=== RECORDED DATA ===

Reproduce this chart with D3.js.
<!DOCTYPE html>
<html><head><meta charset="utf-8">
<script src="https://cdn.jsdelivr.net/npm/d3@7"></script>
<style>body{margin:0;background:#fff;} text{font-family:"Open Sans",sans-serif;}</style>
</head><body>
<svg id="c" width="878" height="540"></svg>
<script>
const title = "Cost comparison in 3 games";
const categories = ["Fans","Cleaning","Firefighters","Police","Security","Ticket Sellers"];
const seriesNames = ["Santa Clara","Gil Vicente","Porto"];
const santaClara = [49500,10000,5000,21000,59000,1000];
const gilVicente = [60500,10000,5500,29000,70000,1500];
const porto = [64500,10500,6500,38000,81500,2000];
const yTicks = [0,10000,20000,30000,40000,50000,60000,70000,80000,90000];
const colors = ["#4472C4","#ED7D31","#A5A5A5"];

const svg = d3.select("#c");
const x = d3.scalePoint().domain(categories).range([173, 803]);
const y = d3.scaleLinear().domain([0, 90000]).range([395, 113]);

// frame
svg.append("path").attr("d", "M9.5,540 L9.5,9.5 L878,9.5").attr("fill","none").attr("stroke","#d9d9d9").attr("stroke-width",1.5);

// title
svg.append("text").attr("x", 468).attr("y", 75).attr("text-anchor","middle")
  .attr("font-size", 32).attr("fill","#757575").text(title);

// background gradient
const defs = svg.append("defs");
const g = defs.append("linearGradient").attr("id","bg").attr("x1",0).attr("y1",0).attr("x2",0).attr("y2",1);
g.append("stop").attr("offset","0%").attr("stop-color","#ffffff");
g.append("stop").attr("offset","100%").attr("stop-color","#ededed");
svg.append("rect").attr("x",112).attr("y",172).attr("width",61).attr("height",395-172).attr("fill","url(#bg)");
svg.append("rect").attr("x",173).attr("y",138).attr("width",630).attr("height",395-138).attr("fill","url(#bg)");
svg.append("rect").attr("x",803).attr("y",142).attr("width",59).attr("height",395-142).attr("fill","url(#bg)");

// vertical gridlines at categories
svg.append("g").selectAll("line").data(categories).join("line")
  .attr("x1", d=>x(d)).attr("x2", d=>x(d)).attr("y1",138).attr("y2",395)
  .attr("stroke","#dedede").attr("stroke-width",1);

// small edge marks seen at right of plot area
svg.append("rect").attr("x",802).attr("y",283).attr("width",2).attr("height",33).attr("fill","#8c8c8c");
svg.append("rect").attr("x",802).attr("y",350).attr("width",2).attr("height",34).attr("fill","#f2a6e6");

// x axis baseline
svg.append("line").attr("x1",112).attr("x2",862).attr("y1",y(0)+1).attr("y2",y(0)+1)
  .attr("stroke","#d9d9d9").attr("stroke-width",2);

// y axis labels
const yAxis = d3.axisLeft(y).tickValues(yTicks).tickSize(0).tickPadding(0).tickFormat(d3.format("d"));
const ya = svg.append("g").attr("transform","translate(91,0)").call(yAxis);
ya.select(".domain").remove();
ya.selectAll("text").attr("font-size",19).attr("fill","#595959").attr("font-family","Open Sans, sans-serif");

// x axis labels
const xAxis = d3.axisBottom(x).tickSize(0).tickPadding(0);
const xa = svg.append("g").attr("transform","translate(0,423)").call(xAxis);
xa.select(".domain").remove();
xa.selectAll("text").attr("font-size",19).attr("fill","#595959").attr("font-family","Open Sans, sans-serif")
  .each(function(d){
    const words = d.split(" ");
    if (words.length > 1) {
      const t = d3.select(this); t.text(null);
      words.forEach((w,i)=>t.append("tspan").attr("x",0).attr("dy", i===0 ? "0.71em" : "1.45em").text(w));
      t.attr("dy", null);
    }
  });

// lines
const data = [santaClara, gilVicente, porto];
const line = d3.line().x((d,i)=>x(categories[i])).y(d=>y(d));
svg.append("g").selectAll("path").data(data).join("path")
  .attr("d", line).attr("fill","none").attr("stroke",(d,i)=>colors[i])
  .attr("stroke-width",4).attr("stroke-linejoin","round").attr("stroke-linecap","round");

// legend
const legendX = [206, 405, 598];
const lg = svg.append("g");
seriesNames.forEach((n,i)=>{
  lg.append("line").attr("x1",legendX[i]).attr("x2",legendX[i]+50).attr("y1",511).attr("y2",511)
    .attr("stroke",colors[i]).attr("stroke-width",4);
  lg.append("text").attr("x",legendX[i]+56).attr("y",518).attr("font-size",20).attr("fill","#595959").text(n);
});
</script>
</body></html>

===

▸ YOUR GOAL: Isolate each line of the listing above that includes "this". Copy it.

▸ REPLY:
Reproduce this chart with D3.js.
      const t = d3.select(this); t.text(null);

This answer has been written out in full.